Empower the Community: The Social Impact on Cambodia

On average, a Cambodian family has 3-5 children. They spend about 20-30 US dollars per day, but the reality is often harsher. There is a significant urban-rural and rich-poor gap in Cambodia. Most of the poor people live in villages near urban area. The basic household income is only 50-70 US dollars per month, and the per capita daily income for most of them is less than 3 US dollars. Such families cannot survive any crisis.


Seeing the poverty, MANAVA chose Krobey Riel as the starting point. They provide stable income and education opportunities to local women. They focus on weaving culture and women’s empowerment, featuring high-quality boutiques with reasonable wages, and bring equality to women. They also cooperates with the Women’s Resource Center in Siem Reap to teach women’s life skills, provide education and training programs such as financial management, health care, and English.

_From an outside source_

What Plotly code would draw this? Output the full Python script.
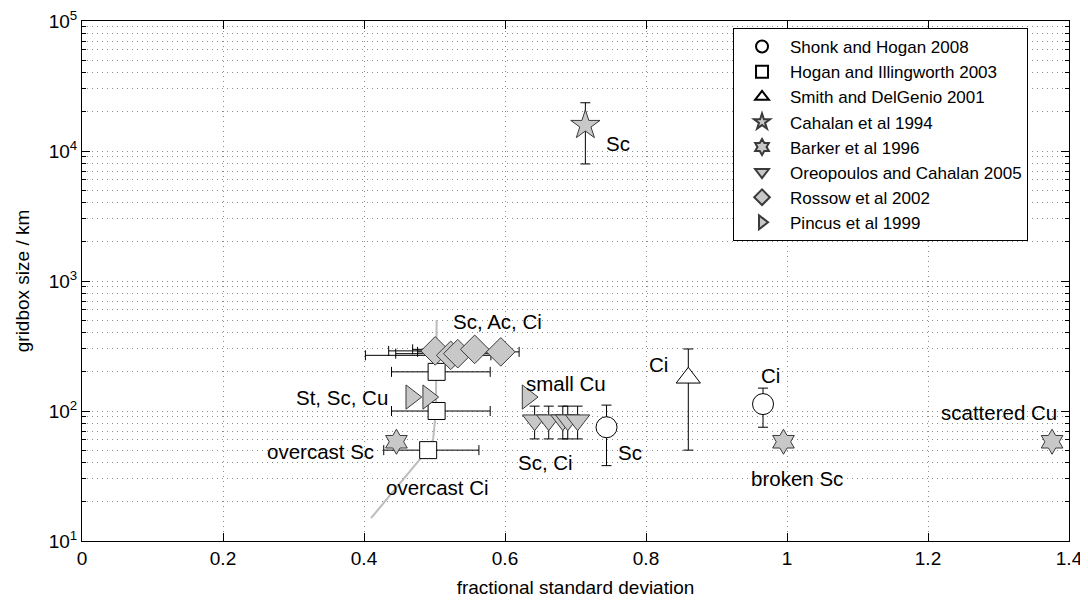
import math
import plotly.graph_objects as go

# ---------------- data ----------------
shonk_x = [0.744, 0.966]
shonk_y = [75, 113]
shonk_hi = [111, 150]
shonk_lo = [38, 75]

hogan_x = [0.503, 0.503, 0.491]
hogan_y = [200, 100, 50]
hogan_xlo = [0.439, 0.439, 0.428]
hogan_xhi = [0.579, 0.579, 0.563]

smith_x = [0.86]
smith_y = [180]
smith_hi = [300]
smith_lo = [50]

cahalan_x = [0.714]
cahalan_y = [15800]
cahalan_hi = [23500]
cahalan_lo = [7950]

barker_x = [0.446, 0.995, 1.376]
barker_y = [58, 58, 58]

oreo_x = [0.642, 0.662, 0.682, 0.689, 0.703]
oreo_y = [85, 85, 85, 85, 85]
oreo_hi = [109, 109, 109, 109, 109]
oreo_lo = [61, 61, 61, 61, 61]

rossow_x = [0.501, 0.523, 0.533, 0.557, 0.594]
rossow_y = [290, 268, 276, 298, 285]
rossow_xlo = [0.435, 0.402, 0.445, 0.469, 0.476]
rossow_xhi = [0.565, 0.580, 0.585, 0.600, 0.620]

pincus_x = [0.467, 0.491, 0.632]
pincus_y = [128, 128, 128]

curve_x = [0.41, 0.483, 0.498, 0.502, 0.503]
curve_y = [15, 45, 60, 100, 500]

label_text = ["Sc", "Sc, Ac, Ci", "St, Sc, Cu", "small Cu", "overcast Sc", "overcast Ci",
              "Sc, Ci", "Sc", "Ci", "Ci", "broken Sc", "scattered Cu"]
label_x = [0.76, 0.59, 0.437, 0.687, 0.417, 0.504, 0.658, 0.778, 0.818, 0.977, 1.014, 1.30]
label_y = [11500, 484, 128, 164, 49, 26, 40, 47.6, 226, 186, 30.5, 97]
label_anchor = ["center", "center", "right", "center", "right", "center",
                "center", "center", "center", "center", "center", "center"]

x_ticks = [0, 0.2, 0.4, 0.6, 0.8, 1.0, 1.2, 1.4]
x_ticktext = ["0", "0.2", "0.4", "0.6", "0.8", "1", "1.2", "1.4"]
y_ticks = [10, 100, 1000, 10000, 100000]
y_ticktext = ["10<sup>1</sup>", "10<sup>2</sup>", "10<sup>3</sup>", "10<sup>4</sup>", "10<sup>5</sup>"]
y_minor = [m * 10 ** e for e in range(1, 5) for m in range(2, 10)]

# ---------------- figure ----------------
FONT = "Liberation Sans, Arial, sans-serif"
GRAY = "#c8c8c8"
EDGE = "#3a3a3a"
GRID = "#8c8c8c"
GDASH = "1px,4px"

fig = go.Figure()

fig.add_trace(go.Scatter(x=curve_x, y=curve_y, mode="lines",
                         line=dict(color="#bdbdbd", width=2), showlegend=False,
                         hoverinfo="skip"))


def err_y(y, hi, lo):
    return dict(type="data", symmetric=False,
                array=[h - v for h, v in zip(hi, y)],
                arrayminus=[v - l for v, l in zip(y, lo)],
                color="black", thickness=1, width=5)


def err_x(x, hi, lo):
    return dict(type="data", symmetric=False,
                array=[h - v for h, v in zip(hi, x)],
                arrayminus=[v - l for v, l in zip(x, lo)],
                color="black", thickness=1, width=5)


fig.add_trace(go.Scatter(
    x=shonk_x, y=shonk_y, mode="markers", name="Shonk and Hogan 2008",
    marker=dict(symbol="circle", size=21, color="white", line=dict(color="black", width=1)),
    error_y=err_y(shonk_y, shonk_hi, shonk_lo)))

fig.add_trace(go.Scatter(
    x=hogan_x, y=hogan_y, mode="markers", name="Hogan and Illingworth 2003",
    marker=dict(symbol="square", size=17, color="white", line=dict(color="black", width=1)),
    error_x=err_x(hogan_x, hogan_xhi, hogan_xlo)))

fig.add_trace(go.Scatter(
    x=smith_x, y=smith_y, mode="markers", name="Smith and DelGenio 2001",
    marker=dict(symbol="triangle-up", size=21, color="white", line=dict(color="black", width=1)),
    error_y=err_y(smith_y, smith_hi, smith_lo)))

fig.add_trace(go.Scatter(
    x=cahalan_x, y=cahalan_y, mode="markers", name="Cahalan et al 1994",
    marker=dict(symbol="star", size=22, color=GRAY, line=dict(color=EDGE, width=1)),
    error_y=err_y(cahalan_y, cahalan_hi, cahalan_lo)))

fig.add_trace(go.Scatter(
    x=barker_x, y=barker_y, mode="markers", name="Barker et al 1996",
    marker=dict(symbol="hexagram", size=19, color=GRAY, line=dict(color=EDGE, width=1))))

fig.add_trace(go.Scatter(
    x=oreo_x, y=oreo_y, mode="markers", name="Oreopoulos and Cahalan 2005",
    marker=dict(symbol="triangle-down", size=21, color=GRAY, line=dict(color=EDGE, width=1)),
    error_y=err_y(oreo_y, oreo_hi, oreo_lo)))

fig.add_trace(go.Scatter(
    x=rossow_x, y=rossow_y, mode="markers", name="Rossow et al 2002",
    marker=dict(symbol="diamond", size=22, color=GRAY, line=dict(color=EDGE, width=1)),
    error_x=err_x(rossow_x, rossow_xhi, rossow_xlo)))

fig.add_trace(go.Scatter(
    x=pincus_x, y=pincus_y, mode="markers", name="Pincus et al 1999",
    marker=dict(symbol="triangle-right", size=21, color=GRAY, line=dict(color=EDGE, width=1))))

for text, lx, ly, anchor in zip(label_text, label_x, label_y, label_anchor):
    fig.add_annotation(x=lx, y=math.log10(ly), xref="x", yref="y", text=text,
                       showarrow=False, xanchor=anchor, yanchor="middle",
                       font=dict(family=FONT, size=20.5, color="black"))

# The page body adds an 8px offset, so margins are shifted to compensate.
fig.update_layout(
    width=1088, height=601,
    margin=dict(l=74, r=27, t=13, b=68, autoexpand=False),
    paper_bgcolor="white", plot_bgcolor="white",
    font=dict(family=FONT, size=19, color="black"),
    showlegend=True,
    legend=dict(x=0.6596, y=0.9865, xanchor="left", yanchor="top",
                bgcolor="white", bordercolor="black", borderwidth=1,
                font=dict(family=FONT, size=17, color="black"),
                tracegroupgap=0, itemsizing="constant", itemwidth=46,
                entrywidth=270, entrywidthmode="pixels"),
    xaxis=dict(range=[0, 1.4], tickmode="array", tickvals=x_ticks, ticktext=x_ticktext,
               ticks="inside", ticklen=8, tickcolor="black", showline=True, linecolor="black",
               linewidth=1, mirror="ticks", showgrid=True, gridcolor=GRID,
               griddash=GDASH, gridwidth=1, zeroline=False, automargin=False,
               ticklabeloverflow="allow",
               tickfont=dict(family=FONT, size=19),
               title=dict(text="fractional standard deviation", standoff=12,
                          font=dict(family=FONT, size=19))),
    yaxis=dict(type="log", range=[1, 5], tickmode="array", tickvals=y_ticks, ticktext=y_ticktext,
               ticks="inside", ticklen=8, tickcolor="black", showline=True, linecolor="black",
               linewidth=1, mirror="ticks", showgrid=True, gridcolor=GRID,
               griddash=GDASH, gridwidth=1, zeroline=False, automargin=False,
               ticklabeloverflow="allow",
               tickfont=dict(family=FONT, size=19),
               minor=dict(tickmode="array", tickvals=y_minor, ticks="inside", ticklen=4,
                          tickcolor="black", showgrid=True, gridcolor=GRID,
                          griddash=GDASH, gridwidth=1),
               title=dict(text="gridbox size / km", standoff=14,
                          font=dict(family=FONT, size=19))),
)

fig.write_html("out.html")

In addition, MANAVA also cares about the connection between product and people. Every MANAVA piece is accompanied by the author’s signature. Through the object, the weaver and the buyer can build a form or interaction. Their connection is warm and meaningful.

Know your weaver

“I am capable of ANYTHING.” She smiles.

Mrs. Long Ya is the first weaver that joined MANAVA. She is experienced and teaching the crafts in the workshop now.

The workshop is located in the village of Krobey Riel, 10 kilometers away from the city of Siem Reap. They have more than 24 female weavers.


MANAVA workshop has more than 24 female weavers now. They hope that by the end of 2020, the workshop can be expanded to more than 50-100 women. They hope the brand can develop further. With the support of volunteers, designers, and consumers, the shop will eventually be run by Cambodian locals independently.